_Problem to solve_
Print the listing in its entirety and exactly, leaving out images.

(Data entries)
===
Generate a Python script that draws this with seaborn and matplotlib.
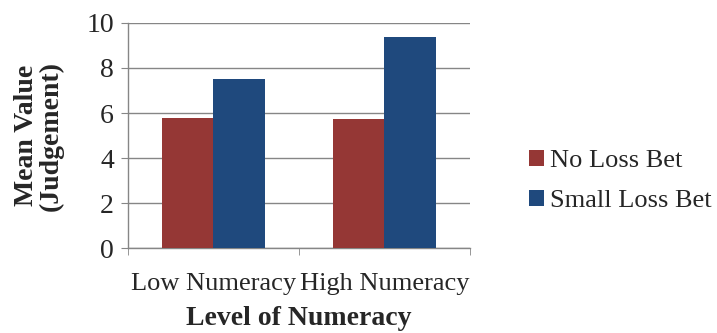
import pandas as pd
import seaborn as sns
import matplotlib.pyplot as plt
from matplotlib.ticker import FixedLocator

# ---- Data ----
groups = ['Low Numeracy', 'High Numeracy']
bets = ['No Loss Bet', 'Small Loss Bet']
no_loss = [5.76, 5.72]
small_loss = [7.49, 9.38]

df = pd.DataFrame({
    'group': groups * 2,
    'bet': [bets[0]] * 2 + [bets[1]] * 2,
    'value': no_loss + small_loss,
})

sns.set_style('white')
plt.rcParams['font.family'] = ['Liberation Serif', 'DejaVu Serif']

grey = '#868686'
fs = 19
fig = plt.figure(figsize=(7.17, 3.33), dpi=100)
ax = fig.add_axes([0.1785, 0.255, 0.477, 0.676])

sns.barplot(data=df, x='group', y='value', hue='bet', order=groups, hue_order=bets,
            palette=['#953735', '#1F497D'], width=0.6, saturation=1, ax=ax, zorder=3,
            linewidth=0)

ax.set_xlim(-0.5, 1.5)
ax.set_ylim(0, 10)
ax.set_yticks([0, 2, 4, 6, 8, 10])
ax.yaxis.grid(True, color=grey, linewidth=1, zorder=0)
ax.set_axisbelow(True)

for s in ['top', 'right']:
    ax.spines[s].set_visible(False)
for s in ['left', 'bottom']:
    ax.spines[s].set_color(grey)
    ax.spines[s].set_linewidth(1)

ax.tick_params(axis='y', length=5, color=grey, labelsize=20, pad=5, left=True)
ax.tick_params(axis='x', which='major', length=0, labelsize=fs, pad=18)
ax.xaxis.set_minor_locator(FixedLocator([-0.5, 0.5, 1.5]))
ax.tick_params(axis='x', which='minor', length=5, color=grey, bottom=True)

ax.set_xlabel('Level of Numeracy', fontsize=20, fontweight='bold', labelpad=8)
ax.set_ylabel('Mean Value\n(Judgement)', fontsize=20, fontweight='bold', labelpad=16,
              linespacing=1.0)

ax.legend(loc='center left', bbox_to_anchor=(1.142, 0.298), frameon=False, fontsize=fs,
          borderaxespad=0, handlelength=0.57, handleheight=0.57, handletextpad=0.23,
          labelspacing=0.65)

plt.savefig('out.png', dpi=100)
plt.close()
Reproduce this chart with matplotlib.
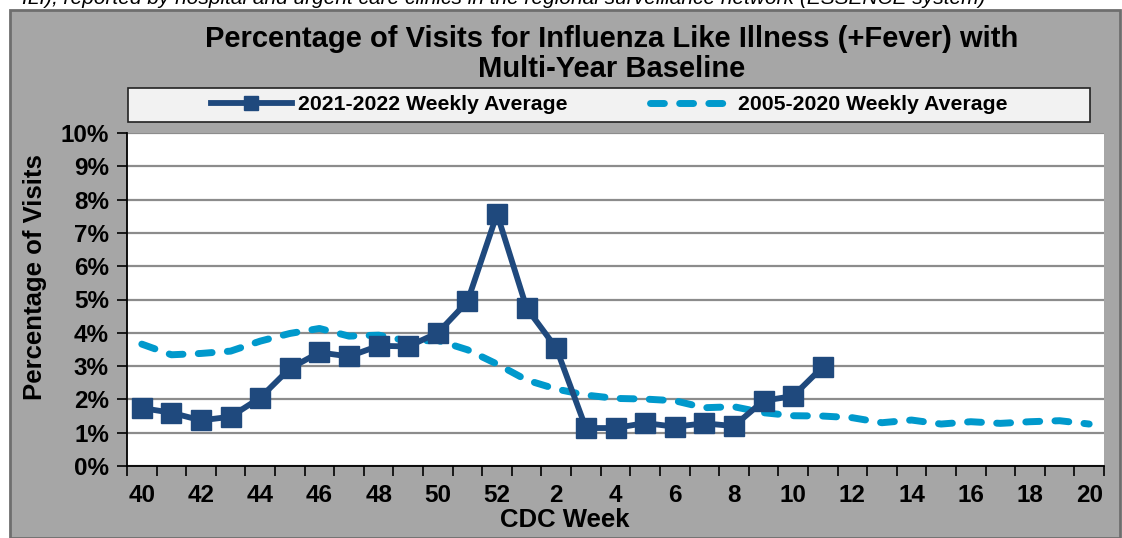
import matplotlib
matplotlib.use("Agg")
import matplotlib.pyplot as plt
from matplotlib.patches import Rectangle
import numpy as np

weeks = [40, 41, 42, 43, 44, 45, 46, 47, 48, 49, 50, 51, 52,
         1, 2, 3, 4, 5, 6, 7, 8, 9, 10, 11, 12, 13, 14, 15, 16, 17, 18, 19, 20]
season_2021 = [1.74, 1.60, 1.37, 1.48, 2.05, 2.93, 3.41, 3.29, 3.61, 3.59, 4.00, 4.94, 7.57,
               4.74, 3.54, 1.14, 1.14, 1.29, 1.18, 1.28, 1.20, 1.96, 2.10, 2.98]
baseline = [3.66, 3.34, 3.38, 3.45, 3.75, 3.98, 4.13, 3.90, 3.93, 3.75, 3.77, 3.49, 3.06,
            2.58, 2.31, 2.13, 2.03, 2.01, 1.96, 1.75, 1.78, 1.60, 1.51, 1.50, 1.45, 1.30,
            1.38, 1.26, 1.33, 1.28, 1.33, 1.36, 1.26]
yticks = [0, 1, 2, 3, 4, 5, 6, 7, 8, 9, 10]

title = "Percentage of Visits for Influenza Like Illness (+Fever) with\nMulti-Year Baseline"
label_2021 = "2021-2022 Weekly Average"
label_base = "2005-2020 Weekly Average"

W, H = 1122, 538
plt.rcParams['font.family'] = ['Liberation Sans', 'DejaVu Sans']
fig = plt.figure(figsize=(W / 100, H / 100), dpi=100)

# outer gray chart area
fig.patches.append(Rectangle((10 / W, 0), 1110 / W, 1 - 10 / H, transform=fig.transFigure,
                             facecolor='#a6a6a6', edgecolor='#6e6e6e', linewidth=2, zorder=-5))
# legend frame
fig.patches.append(Rectangle((128 / W, 1 - 122 / H), (1090 - 128) / W, 34 / H, transform=fig.transFigure,
                             facecolor='#f2f2f2', edgecolor='#222222', linewidth=1.2, zorder=-4))

# clipped caption at the top
fig.text(22 / W, 1 - 4 / H, "ILI), reported by hospital and urgent care clinics in the regional surveillance network (ESSENCE system)",
         fontsize=15, style='italic', va='baseline', ha='left', color='black')

ax = fig.add_axes([127 / W, 1 - 466 / H, (1104 - 127) / W, (466 - 133) / H])
ax.set_facecolor('white')
x = np.arange(len(weeks))
x21 = x[:len(season_2021)]

ax.plot(x, baseline, color='#0099cc', linewidth=5, linestyle=(0, (2.0, 2.2)),
        dash_capstyle='round', label=label_base, zorder=3)
ax.plot(x21, season_2021, color='#1f497d', linewidth=4.2, marker='s', markersize=15,
        label=label_2021, zorder=4)

ax.set_xlim(-0.5, len(weeks) - 0.5)
ax.set_ylim(0, 10)
ax.set_yticks(yticks)
ax.set_yticklabels([f"{v}%" for v in yticks])
ax.yaxis.grid(True, color='#8c8c8c', linewidth=1.6)
ax.set_axisbelow(True)

ax.set_xticks(x[::2])
ax.set_xticklabels([str(w) for w in weeks[::2]])
ax.set_xticks(np.arange(len(weeks) + 1) - 0.5, minor=True)
ax.tick_params(axis='x', which='major', length=0, pad=13)
ax.tick_params(axis='x', which='minor', length=7, width=1.2, direction='out')
ax.tick_params(axis='y', length=7, width=1.2, direction='out', pad=6)
for lab in ax.get_xticklabels() + ax.get_yticklabels():
    lab.set_fontsize(17.5)
    lab.set_fontweight('bold')

for s in ['top', 'right']:
    ax.spines[s].set_visible(False)
for s in ['left', 'bottom']:
    ax.spines[s].set_linewidth(1.3)
    ax.spines[s].set_color('black')

ax.set_xlabel("CDC Week", fontsize=18.5, fontweight='bold')
ax.xaxis.set_label_coords((565 - 127) / 977, -(520 - 466) / 333)
ax.xaxis.label.set_va('center')
ax.set_ylabel("Percentage of Visits", fontsize=18.5, fontweight='bold')
ax.yaxis.set_label_coords(-(127 - 35) / 977, (466 - 277) / 333)
ax.yaxis.label.set_va('center')

fig.text(612 / W, 1 - 54 / H, title, fontsize=21, fontweight='bold', ha='center', va='center',
         linespacing=1.05)

handles, labels = ax.get_legend_handles_labels()
leg = fig.legend(handles[::-1], labels[::-1], loc='center',
                 bbox_to_anchor=(609 / W, 1 - 105 / H),
                 ncol=2, frameon=False,
                 prop={'weight': 'bold', 'size': 15.3}, handlelength=3.8, handletextpad=0.3,
                 borderaxespad=0, columnspacing=3.9)
for h in leg.legend_handles:
    h.set_markersize(10)

fig.savefig("out.png", dpi=100)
===
_Problem solution_
Generate a Python script that draws this with seaborn and matplotlib.
import pandas as pd
import seaborn as sns
import matplotlib.pyplot as plt
from matplotlib.ticker import FixedLocator

# ---- Data ----
groups = ['Low Numeracy', 'High Numeracy']
bets = ['No Loss Bet', 'Small Loss Bet']
no_loss = [5.76, 5.72]
small_loss = [7.49, 9.38]

df = pd.DataFrame({
    'group': groups * 2,
    'bet': [bets[0]] * 2 + [bets[1]] * 2,
    'value': no_loss + small_loss,
})

sns.set_style('white')
plt.rcParams['font.family'] = ['Liberation Serif', 'DejaVu Serif']

grey = '#868686'
fs = 19
fig = plt.figure(figsize=(7.17, 3.33), dpi=100)
ax = fig.add_axes([0.1785, 0.255, 0.477, 0.676])

sns.barplot(data=df, x='group', y='value', hue='bet', order=groups, hue_order=bets,
            palette=['#953735', '#1F497D'], width=0.6, saturation=1, ax=ax, zorder=3,
            linewidth=0)

ax.set_xlim(-0.5, 1.5)
ax.set_ylim(0, 10)
ax.set_yticks([0, 2, 4, 6, 8, 10])
ax.yaxis.grid(True, color=grey, linewidth=1, zorder=0)
ax.set_axisbelow(True)

for s in ['top', 'right']:
    ax.spines[s].set_visible(False)
for s in ['left', 'bottom']:
    ax.spines[s].set_color(grey)
    ax.spines[s].set_linewidth(1)

ax.tick_params(axis='y', length=5, color=grey, labelsize=20, pad=5, left=True)
ax.tick_params(axis='x', which='major', length=0, labelsize=fs, pad=18)
ax.xaxis.set_minor_locator(FixedLocator([-0.5, 0.5, 1.5]))
ax.tick_params(axis='x', which='minor', length=5, color=grey, bottom=True)

ax.set_xlabel('Level of Numeracy', fontsize=20, fontweight='bold', labelpad=8)
ax.set_ylabel('Mean Value\n(Judgement)', fontsize=20, fontweight='bold', labelpad=16,
              linespacing=1.0)

ax.legend(loc='center left', bbox_to_anchor=(1.142, 0.298), frameon=False, fontsize=fs,
          borderaxespad=0, handlelength=0.57, handleheight=0.57, handletextpad=0.23,
          labelspacing=0.65)

plt.savefig('out.png', dpi=100)
plt.close()
Reproduce this chart with matplotlib.
import matplotlib
matplotlib.use("Agg")
import matplotlib.pyplot as plt
from matplotlib.patches import Rectangle
import numpy as np

weeks = [40, 41, 42, 43, 44, 45, 46, 47, 48, 49, 50, 51, 52,
         1, 2, 3, 4, 5, 6, 7, 8, 9, 10, 11, 12, 13, 14, 15, 16, 17, 18, 19, 20]
season_2021 = [1.74, 1.60, 1.37, 1.48, 2.05, 2.93, 3.41, 3.29, 3.61, 3.59, 4.00, 4.94, 7.57,
               4.74, 3.54, 1.14, 1.14, 1.29, 1.18, 1.28, 1.20, 1.96, 2.10, 2.98]
baseline = [3.66, 3.34, 3.38, 3.45, 3.75, 3.98, 4.13, 3.90, 3.93, 3.75, 3.77, 3.49, 3.06,
            2.58, 2.31, 2.13, 2.03, 2.01, 1.96, 1.75, 1.78, 1.60, 1.51, 1.50, 1.45, 1.30,
            1.38, 1.26, 1.33, 1.28, 1.33, 1.36, 1.26]
yticks = [0, 1, 2, 3, 4, 5, 6, 7, 8, 9, 10]

title = "Percentage of Visits for Influenza Like Illness (+Fever) with\nMulti-Year Baseline"
label_2021 = "2021-2022 Weekly Average"
label_base = "2005-2020 Weekly Average"

W, H = 1122, 538
plt.rcParams['font.family'] = ['Liberation Sans', 'DejaVu Sans']
fig = plt.figure(figsize=(W / 100, H / 100), dpi=100)

# outer gray chart area
fig.patches.append(Rectangle((10 / W, 0), 1110 / W, 1 - 10 / H, transform=fig.transFigure,
                             facecolor='#a6a6a6', edgecolor='#6e6e6e', linewidth=2, zorder=-5))
# legend frame
fig.patches.append(Rectangle((128 / W, 1 - 122 / H), (1090 - 128) / W, 34 / H, transform=fig.transFigure,
                             facecolor='#f2f2f2', edgecolor='#222222', linewidth=1.2, zorder=-4))

# clipped caption at the top
fig.text(22 / W, 1 - 4 / H, "ILI), reported by hospital and urgent care clinics in the regional surveillance network (ESSENCE system)",
         fontsize=15, style='italic', va='baseline', ha='left', color='black')

ax = fig.add_axes([127 / W, 1 - 466 / H, (1104 - 127) / W, (466 - 133) / H])
ax.set_facecolor('white')
x = np.arange(len(weeks))
x21 = x[:len(season_2021)]

ax.plot(x, baseline, color='#0099cc', linewidth=5, linestyle=(0, (2.0, 2.2)),
        dash_capstyle='round', label=label_base, zorder=3)
ax.plot(x21, season_2021, color='#1f497d', linewidth=4.2, marker='s', markersize=15,
        label=label_2021, zorder=4)

ax.set_xlim(-0.5, len(weeks) - 0.5)
ax.set_ylim(0, 10)
ax.set_yticks(yticks)
ax.set_yticklabels([f"{v}%" for v in yticks])
ax.yaxis.grid(True, color='#8c8c8c', linewidth=1.6)
ax.set_axisbelow(True)

ax.set_xticks(x[::2])
ax.set_xticklabels([str(w) for w in weeks[::2]])
ax.set_xticks(np.arange(len(weeks) + 1) - 0.5, minor=True)
ax.tick_params(axis='x', which='major', length=0, pad=13)
ax.tick_params(axis='x', which='minor', length=7, width=1.2, direction='out')
ax.tick_params(axis='y', length=7, width=1.2, direction='out', pad=6)
for lab in ax.get_xticklabels() + ax.get_yticklabels():
    lab.set_fontsize(17.5)
    lab.set_fontweight('bold')

for s in ['top', 'right']:
    ax.spines[s].set_visible(False)
for s in ['left', 'bottom']:
    ax.spines[s].set_linewidth(1.3)
    ax.spines[s].set_color('black')

ax.set_xlabel("CDC Week", fontsize=18.5, fontweight='bold')
ax.xaxis.set_label_coords((565 - 127) / 977, -(520 - 466) / 333)
ax.xaxis.label.set_va('center')
ax.set_ylabel("Percentage of Visits", fontsize=18.5, fontweight='bold')
ax.yaxis.set_label_coords(-(127 - 35) / 977, (466 - 277) / 333)
ax.yaxis.label.set_va('center')

fig.text(612 / W, 1 - 54 / H, title, fontsize=21, fontweight='bold', ha='center', va='center',
         linespacing=1.05)

handles, labels = ax.get_legend_handles_labels()
leg = fig.legend(handles[::-1], labels[::-1], loc='center',
                 bbox_to_anchor=(609 / W, 1 - 105 / H),
                 ncol=2, frameon=False,
                 prop={'weight': 'bold', 'size': 15.3}, handlelength=3.8, handletextpad=0.3,
                 borderaxespad=0, columnspacing=3.9)
for h in leg.legend_handles:
    h.set_markersize(10)

fig.savefig("out.png", dpi=100)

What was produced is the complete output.